Next Generation Internet applications, assembly as a methodology, and open source are related to each other in important ways. It’s the combination of the three that really enables the rapid delivery, business agility, and innovation that businesses need on the web today.
Open source applications and frameworks make possible as assembly methodology. Although Optaros often works in a hybrid stack, leveraging some open source frameworks alongside commercial software and services, in order to create the optimal solution for a given client, the core flexibility to assemble – and to customize the application to best fit business need – is most effectively and clearly granted by an open source license. (You could theoretically assemble an application using proprietary and custom software, but you’d quickly find most proprietary packages do not expect you to modify their code in the process of deploying, and many simply will not allow it).
Additionally, assembly is the most effective methodology for building next generation Internet applications.

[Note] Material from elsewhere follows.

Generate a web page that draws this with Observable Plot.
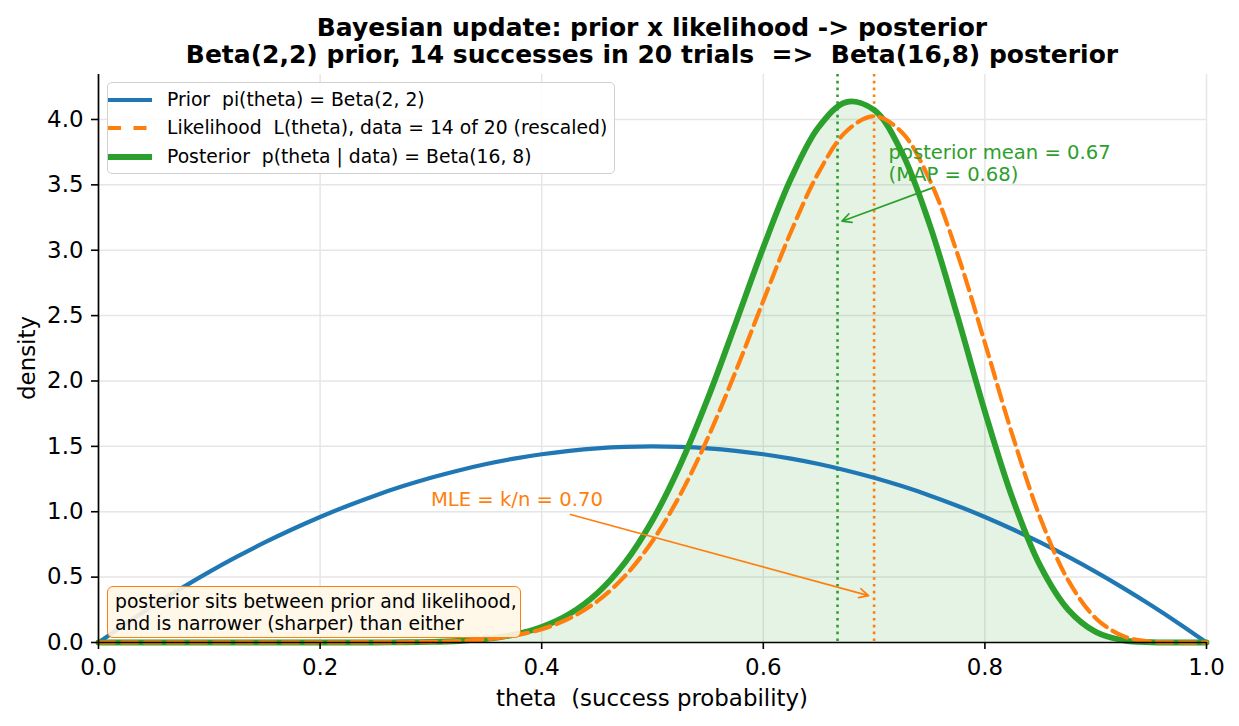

Assembly enables rapid prototyping and change, without the long and documentation driven design phases of traditional custom development. Because next generation web applications focus on innovation, the ability to change “on the fly” is a critical success factor.
Finally, and critically, the culture of interaction and innovation that characterizes the next generation of Internet applications has long been driven by the open source community. Blogs, wikis, rss, microformats, mass global collaboration: the “reference” implementations in each of these derive from open source communities. (Look at how long it has taken enterprise content management vendors to come to grips with user contributed content in web CMS systems). It isn’t just that most popular web 2.0 properties run on open source stacks, but that they engage with open source development communities, contribute to them, and learn from them.
Application development teams not able to make full use of open source and leverage assembly-based methodologies are at a disadvantage before they even begin to write code.